Mrs Norwood has said that she felt that the USSR was slipping behind, and that this was dangerous for peace. As Stalin put it, when the Americans used the bomb on Hiroshima, "the equilibrium has been destroyed". Once the equilibrium was restored, it was a nuclear stand-off, reasonably predictable most of the time, but given to the occasional dangerous hiccup, such as the Cuban missile crisis when, in October 1962, President John F Kennedy and the Soviet leader Nikita Khrushchev took the world to the brink of a nuclear holocaust.
Writing about it on the 30th anniversary, Robert McNamara, US Defence Secretary at the time, explained what went wrong in chilling detail: "American warheads at that time did not contain the electronic device which prevents a local commander from launching his missiles without an OK from the President himself. Nowadays `Football' provides electronic safety codes."
That was not so in 1962, in either American or Soviet warheads.

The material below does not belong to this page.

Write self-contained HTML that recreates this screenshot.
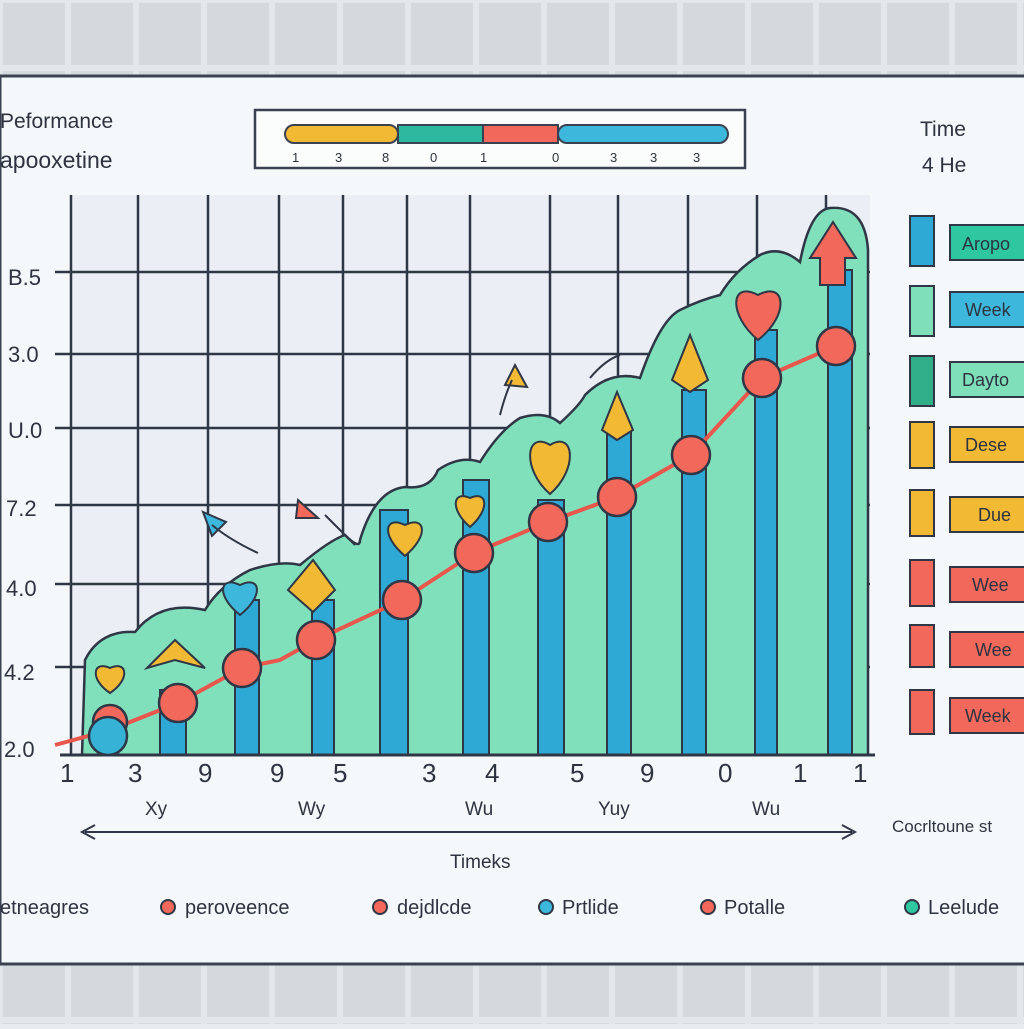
<!DOCTYPE html>
<html><head><meta charset="utf-8"><style>
body{margin:0;width:1024px;height:1024px;overflow:hidden;background:#e9ecef;font-family:"Liberation Sans",sans-serif}
</style></head><body>
<svg width="1024" height="1024" viewBox="0 0 1024 1024" xmlns="http://www.w3.org/2000/svg" font-family="Liberation Sans, sans-serif">
<defs>
<pattern id="bg" width="68" height="68" patternUnits="userSpaceOnUse"><rect width="68" height="68" fill="#e3e6ea"/><rect x="3" y="3" width="62" height="62" fill="#d5d9de"/></pattern>
</defs>
<rect width="1024" height="1024" fill="url(#bg)"/>
<rect x="0" y="76" width="1030" height="888" fill="#f5f8fa" stroke="#3a4150" stroke-width="3"/>
<rect x="70" y="195" width="800" height="560" fill="#eceef5"/>
<text x="0" y="128" font-size="21" fill="#2d3340">Peformance</text>
<text x="0" y="168" font-size="23" fill="#2d3340">apooxetine</text>
<rect x="255" y="110" width="490" height="58" fill="#fbfdfd" stroke="#3a4150" stroke-width="2.5"/>
<rect x="285" y="125" width="113" height="18" rx="9" fill="#f2b934" stroke="#3a4150" stroke-width="2"/>
<rect x="398" y="125" width="85" height="18" fill="#2db9a0" stroke="#3a4150" stroke-width="2"/>
<rect x="483" y="125" width="75" height="18" fill="#f2685a" stroke="#3a4150" stroke-width="2"/>
<rect x="558" y="125" width="170" height="18" rx="9" fill="#3db8dc" stroke="#3a4150" stroke-width="2"/>
<g font-size="13" fill="#2d3340"><text x="292" y="162">1</text><text x="335" y="162">3</text><text x="382" y="162">8</text><text x="430" y="162">0</text><text x="480" y="162">1</text><text x="552" y="162">0</text><text x="610" y="162">3</text><text x="650" y="162">3</text><text x="693" y="162">3</text></g>
<text x="920" y="136" font-size="21" fill="#2d3340">Time</text>
<text x="922" y="172" font-size="21" fill="#2d3340">4  He</text>
<g stroke="#2f3646" stroke-width="2.5">
<line x1="71" y1="195" x2="71" y2="755"/><line x1="138" y1="195" x2="138" y2="755"/><line x1="208" y1="195" x2="208" y2="755"/><line x1="279" y1="195" x2="279" y2="755"/><line x1="343" y1="195" x2="343" y2="755"/><line x1="407" y1="195" x2="407" y2="755"/><line x1="470" y1="195" x2="470" y2="755"/><line x1="550" y1="195" x2="550" y2="755"/><line x1="618" y1="195" x2="618" y2="755"/><line x1="688" y1="195" x2="688" y2="755"/><line x1="757" y1="195" x2="757" y2="755"/><line x1="826" y1="195" x2="826" y2="755"/>
<line x1="55" y1="272" x2="870" y2="272"/><line x1="55" y1="354" x2="870" y2="354"/><line x1="55" y1="428" x2="870" y2="428"/><line x1="55" y1="505" x2="870" y2="505"/><line x1="55" y1="584" x2="870" y2="584"/><line x1="55" y1="667" x2="870" y2="667"/>
</g>
<g font-size="22" fill="#2d3340"><text x="8" y="285">B.5</text><text x="8" y="362">3.0</text><text x="8" y="438">U.0</text><text x="6" y="516">7.2</text><text x="6" y="596">4.0</text><text x="4" y="680">4.2</text><text x="4" y="757">2.0</text></g>
<path d="M82 755 L85 660 Q100 630 135 632 Q160 600 205 610 Q220 585 250 570 Q280 560 300 565 Q330 540 345 535 Q360 550 360 540 Q375 490 405 487 Q430 490 438 470 Q460 455 480 462 Q500 430 520 418 Q545 410 560 423 Q580 405 585 395 Q610 370 640 378 Q660 320 680 310 Q700 300 720 295 Q735 270 760 255 Q780 245 800 262 Q810 210 830 208 Q865 205 868 250 L868 755 Z" fill="#80e0bb" stroke="#2f3646" stroke-width="2.5"/>
<g fill="#2ea9d6" stroke="#2f3646" stroke-width="2">
<rect x="160" y="690" width="26" height="65"/><rect x="235" y="600" width="24" height="155"/><rect x="312" y="600" width="22" height="155"/><rect x="380" y="510" width="28" height="245"/><rect x="463" y="480" width="26" height="275"/><rect x="538" y="500" width="26" height="255"/><rect x="607" y="430" width="24" height="325"/><rect x="682" y="390" width="24" height="365"/><rect x="755" y="330" width="22" height="425"/><rect x="828" y="270" width="24" height="485"/>
</g>
<line x1="60" y1="755" x2="875" y2="755" stroke="#2f3646" stroke-width="3"/>
<polyline points="55,745 110,730 178,703 242,668 280,660 316,640 402,600 474,553 548,522 617,497 691,455 762,378 836,346" fill="none" stroke="#e9564c" stroke-width="4"/>
<g fill="#f2685a" stroke="#2f3646" stroke-width="2.5">
<circle cx="110" cy="722" r="17"/><circle cx="178" cy="703" r="19"/><circle cx="242" cy="668" r="19"/><circle cx="316" cy="640" r="19"/><circle cx="402" cy="600" r="19"/><circle cx="474" cy="553" r="19"/><circle cx="548" cy="522" r="19"/><circle cx="617" cy="497" r="19"/><circle cx="691" cy="455" r="19"/><circle cx="762" cy="378" r="19"/><circle cx="836" cy="346" r="19"/>
</g>
<circle cx="108" cy="736" r="19" fill="#36b2d6" stroke="#2f3646" stroke-width="2.5"/>
<g stroke="#2f3646" stroke-width="2">
<path d="M110 693 C90 680 92 660 110 668 C128 660 130 680 110 693Z" fill="#f2b934"/>
<path d="M175 640 L205 668 L175 660 L147 668Z" fill="#f2b934"/>
<path d="M240 615 C215 595 220 575 240 585 C260 575 265 595 240 615Z" fill="#3db8dc"/>
<path d="M313 560 L335 590 L313 612 L288 590Z" fill="#f2b934"/>
<path d="M405 556 C380 535 385 515 405 525 C425 515 430 535 405 556Z" fill="#f2b934"/>
<path d="M470 527 C450 510 452 490 470 498 C488 490 490 510 470 527Z" fill="#f2b934"/>
<path d="M550 494 C522 470 525 430 550 445 C575 430 578 470 550 494Z" fill="#f2b934"/>
<path d="M617 392 L633 430 L617 440 L602 430Z" fill="#f2b934"/>
<path d="M690 335 L708 380 L690 392 L672 380Z" fill="#f2b934"/>
<path d="M758 340 C728 315 730 280 758 295 C786 280 790 315 758 340Z" fill="#f2685a"/>
<path d="M833 222 L856 258 L845 258 L845 285 L820 285 L820 258 L810 258Z" fill="#f2685a"/>
<path d="M515 365 L527 387 L505 385Z" fill="#f2b934"/>
<path d="M298 500 L318 518 L296 518Z" fill="#f2685a"/>
<path d="M203 512 L226 522 L212 536Z" fill="#3db8dc"/>
</g>
<g fill="none" stroke="#2f3646" stroke-width="2"><path d="M258 553 Q230 540 212 525"/><path d="M355 545 Q335 525 325 515"/><path d="M500 415 Q505 395 512 380"/><path d="M590 378 Q605 360 620 355"/></g>
<g font-size="26" fill="#2d3340"><text x="60" y="782">1</text><text x="128" y="782">3</text><text x="198" y="782">9</text><text x="270" y="782">9</text><text x="333" y="782">5</text><text x="422" y="782">3</text><text x="485" y="782">4</text><text x="570" y="782">5</text><text x="640" y="782">9</text><text x="718" y="782">0</text><text x="793" y="782">1</text><text x="853" y="782">1</text></g>
<g font-size="19" fill="#2d3340"><text x="145" y="815">Xy</text><text x="298" y="815">Wy</text><text x="465" y="815">Wu</text><text x="598" y="815">Yuy</text><text x="752" y="815">Wu</text></g>
<line x1="85" y1="832" x2="852" y2="832" stroke="#2f3646" stroke-width="2"/>
<path d="M95 825 L82 832 L95 839 M842 825 L855 832 L842 839" fill="none" stroke="#2f3646" stroke-width="2"/>
<text x="450" y="868" font-size="19" fill="#2d3340">Timeks</text>
<text x="892" y="832" font-size="17" fill="#2d3340">Cocrltoune st</text>
<g stroke="#2f3646" stroke-width="2">
<rect x="910" y="216" width="24" height="50" fill="#2ea9d6"/><rect x="950" y="225" width="80" height="35" fill="#2ec7a0"/>
<rect x="910" y="286" width="24" height="50" fill="#7fdfb9"/><rect x="950" y="292" width="80" height="35" fill="#3db8dc"/>
<rect x="910" y="356" width="24" height="50" fill="#2fae88"/><rect x="950" y="362" width="80" height="35" fill="#7fdfb9"/>
<rect x="910" y="422" width="24" height="46" fill="#f2b934"/><rect x="950" y="427" width="80" height="35" fill="#f2b934"/>
<rect x="910" y="490" width="24" height="46" fill="#f2b934"/><rect x="950" y="497" width="80" height="35" fill="#f2b934"/>
<rect x="910" y="560" width="24" height="46" fill="#f2685a"/><rect x="950" y="567" width="80" height="35" fill="#f2685a"/>
<rect x="910" y="625" width="24" height="42" fill="#f2685a"/><rect x="950" y="632" width="80" height="35" fill="#f2685a"/>
<rect x="910" y="690" width="24" height="44" fill="#f2685a"/><rect x="950" y="698" width="80" height="35" fill="#f2685a"/>
</g>
<g font-size="18" fill="#2d3340"><text x="962" y="250">Aropo</text><text x="965" y="316">Week</text><text x="962" y="386">Dayto</text><text x="965" y="451">Dese</text><text x="978" y="521">Due</text><text x="972" y="591">Wee</text><text x="975" y="656">Wee</text><text x="965" y="722">Week</text></g>
<g stroke="#2f3646" stroke-width="2"><circle cx="168" cy="907" r="7" fill="#f2685a"/><circle cx="380" cy="907" r="7" fill="#f2685a"/><circle cx="546" cy="907" r="7" fill="#3db8dc"/><circle cx="708" cy="907" r="7" fill="#f2685a"/><circle cx="912" cy="907" r="7" fill="#2ec7a0"/></g>
<g font-size="20" fill="#2d3340"><text x="0" y="914">etneagres</text><text x="185" y="914">peroveence</text><text x="397" y="914">dejdlcde</text><text x="562" y="914">Prtlide</text><text x="724" y="914">Potalle</text><text x="928" y="914">Leelude</text></g>
</svg>
</body></html>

"Kennedy recognised that in the face of a conventional Soviet attack on Western Europe, although local commanders did not have the authority to use their nuclear weapons, none the less rather than be overrun by the Red Army, a local US commander might initiate the use of nuclear warheads," he said.
In short, a nuclear exchange that would have ended our world could have been started by an American army captain in Germany or a Red Army sergeant in Cuba. It was an acceptance of this likelihood that helped to push Kennedy and Khrushchev into an agreement. Once this was sorted out with an electronic key that prevented anyone except the national leader from initiating a nuclear war, the balance of atomic power has maintained peace.
We are still in the dark about whether Mrs Norwood really made a contribution to establishing this balance of power. If she did, you could argue that she deserves a medal - and not just a Soviet one.